The law imposes fines and jail sentences on those who buy sexual services. Advertising sexual services is also prohibited, as is the selling of services in a public place where children might be present. It criminalizes those who benefit financially from exploiting prostitutes and provides $20 million to fund programs that help sex workers to get out of the sex trade.

The new bill is in response to the Supreme Court of Canada striking down the country’s old prostitution law last year, finding it violated the basic charter right to security of the person and unduly increased the physical risk to prostitutes.

The court imposed a December deadline on the government to replace it with a new law that would comply with the Charter.

But PEERS Victoria Resources Society, a support group that works with those in the sex trade, is urging the federal government not to pass it.

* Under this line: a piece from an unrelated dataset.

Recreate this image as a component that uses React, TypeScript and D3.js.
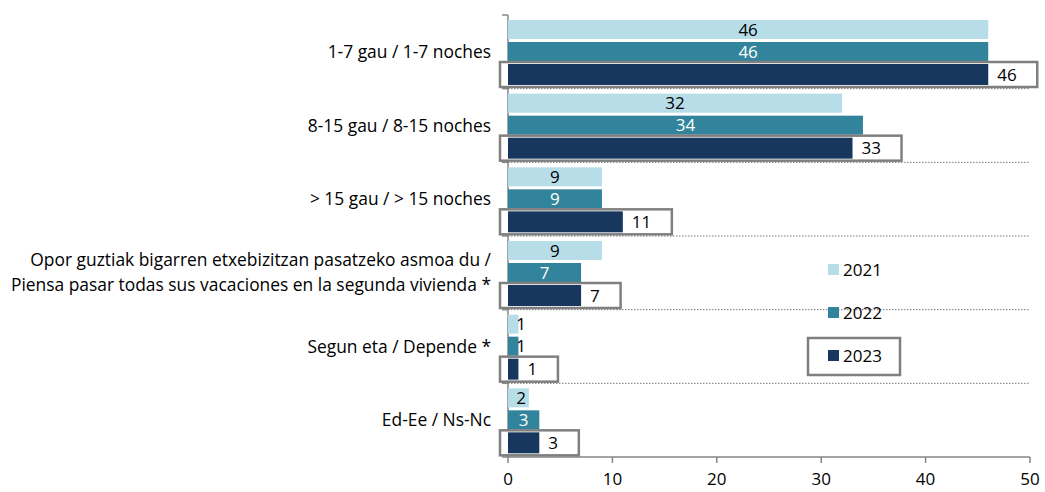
import React from "react";
import * as d3 from "d3";

const categories = [
  ["1-7 gau / 1-7 noches"],
  ["8-15 gau / 8-15 noches"],
  ["> 15 gau / > 15 noches"],
  ["Opor guztiak bigarren etxebizitzan pasatzeko asmoa du /", "Piensa pasar todas sus vacaciones en la segunda vivienda *"],
  ["Segun eta / Depende *"],
  ["Ed-Ee / Ns-Nc"],
];
const years = ["2021", "2022", "2023"];
const values2021 = [46, 32, 9, 9, 1, 2];
const values2022 = [46, 34, 9, 7, 1, 3];
const values2023 = [46, 33, 11, 7, 1, 3];
const xTicks = [0, 10, 20, 30, 40, 50];

const colors = ["#b7dde8", "#31849b", "#17375e"];
const labelColors = ["#000", "#fff"];
const FONT = "'Open Sans', Lato, sans-serif";

export default function App() {
  const W = 1045, H = 492;
  const left = 508, right = 1030, top = 15, bottom = 457;
  const x = d3.scaleLinear().domain([0, 50]).range([left, right]);
  const y = d3.scaleBand<number>().domain(d3.range(categories.length)).range([top, bottom]);
  const bw = y.bandwidth();
  const series = [values2021, values2022, values2023];
  const barH = 19;
  const barOff = [5, 27, 49];
  const axisColor = "#868686";
  const fs = 17;

  return (
    <svg width={W} height={H} style={{ position: "absolute", left: 0, top: 0, fontFamily: FONT }}>
      <rect width={W} height={H} fill="#fff" />
      {d3.range(1, categories.length).map((i) => (
        <line key={"s" + i} x1={left} x2={right} y1={top + i * bw} y2={top + i * bw}
          stroke="#777" strokeWidth={1} strokeDasharray="1.5,1.5" />
      ))}
      <line x1={left} x2={left} y1={top} y2={bottom} stroke={axisColor} strokeWidth={1.5} />
      {d3.range(0, categories.length + 1).map((i) => (
        <line key={"lt" + i} x1={left - 6} x2={left} y1={top + i * bw} y2={top + i * bw} stroke={axisColor} strokeWidth={1.5} />
      ))}
      <line x1={left} x2={right} y1={bottom} y2={bottom} stroke={axisColor} strokeWidth={1.5} />
      {xTicks.map((t) => (
        <g key={"xt" + t}>
          <line x1={x(t)} x2={x(t)} y1={bottom} y2={bottom + 6} stroke={axisColor} strokeWidth={1.5} />
          <text x={x(t)} y={bottom + 28} textAnchor="middle" fontSize={fs} fill="#000">{t}</text>
        </g>
      ))}
      {categories.map((lines, i) => {
        const cy = (y(i) as number) + bw / 2;
        const lh = 25;
        return (
          <text key={"c" + i} textAnchor="end" fontSize={17.4} fill="#000">
            {lines.map((l, j) => (
              <tspan key={j} x={491} y={cy - ((lines.length - 1) * lh) / 2 + j * lh + 6}>{l}</tspan>
            ))}
          </text>
        );
      })}
      {categories.map((_, i) => {
        const y0 = y(i) as number;
        return (
          <g key={"b" + i}>
            {series.map((vals, s) => {
              const v = vals[i];
              const by = y0 + barOff[s];
              const end = x(v);
              if (s < 2) {
                const cx = Math.max((x(0) + end) / 2, x(0) + 13);
                return (
                  <g key={s}>
                    <rect x={x(0)} y={by} width={end - x(0)} height={barH} fill={colors[s]} />
                    <text x={cx} y={by + barH / 2 + 6} textAnchor="middle" fontSize={fs} fill={v >= 3 || s === 0 ? labelColors[s] : "#000"}>{v}</text>
                  </g>
                );
              }
              const txt = String(v);
              const tw = txt.length * 9.5;
              const lx = end + 9;
              const boxR = lx + tw + 21;
              const bh = barH + 2;
              return (
                <g key={s}>
                  <rect x={x(0) - 8} y={by - 2} width={boxR - (x(0) - 8)} height={bh + 4} fill="#fff" />
                  <rect x={x(0)} y={by} width={end - x(0)} height={bh} fill={colors[s]} />
                  <rect x={x(0) - 8} y={by - 2} width={boxR - (x(0) - 8)} height={bh + 4} fill="none" stroke="#7f7f7f" strokeWidth={2.5} />
                  <text x={lx} y={by + bh / 2 + 6} textAnchor="start" fontSize={fs} fill="#000">{txt}</text>
                </g>
              );
            })}
          </g>
        );
      })}
      {years.map((yr, k) => {
        const ly = 270 + k * 43;
        return (
          <g key={"lg" + yr}>
            <rect x={828} y={ly - 6} width={11} height={11} fill={colors[k]} />
            <text x={843} y={ly + 6} fontSize={fs} fill="#000">{yr}</text>
          </g>
        );
      })}
      <rect x={808} y={338} width={92} height={37} fill="none" stroke="#7f7f7f" strokeWidth={2.5} />
    </svg>
  );
}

PEERS says provisions in Bill C-36 “encourage furtive, pressured interactions” at the street level, which could easily lead to conflicts; discourage safe sex and harm reduction practices and discourage sex workers from accessing police services and other supports.

PEERS will be appearing before the Senate and has asked for support from a number of organizations, said Coun. Marianne Alto.

Alto said she shared a position paper prepared by PEERS with Victoria Police Chief Frank Elsner and he is fully in support of the organization’s position.

This summer, 34 clergy members released a statement of concern about the proposed bill, expressing worries that it would drive prostitution further underground and that the bill was drafted without proper consultation.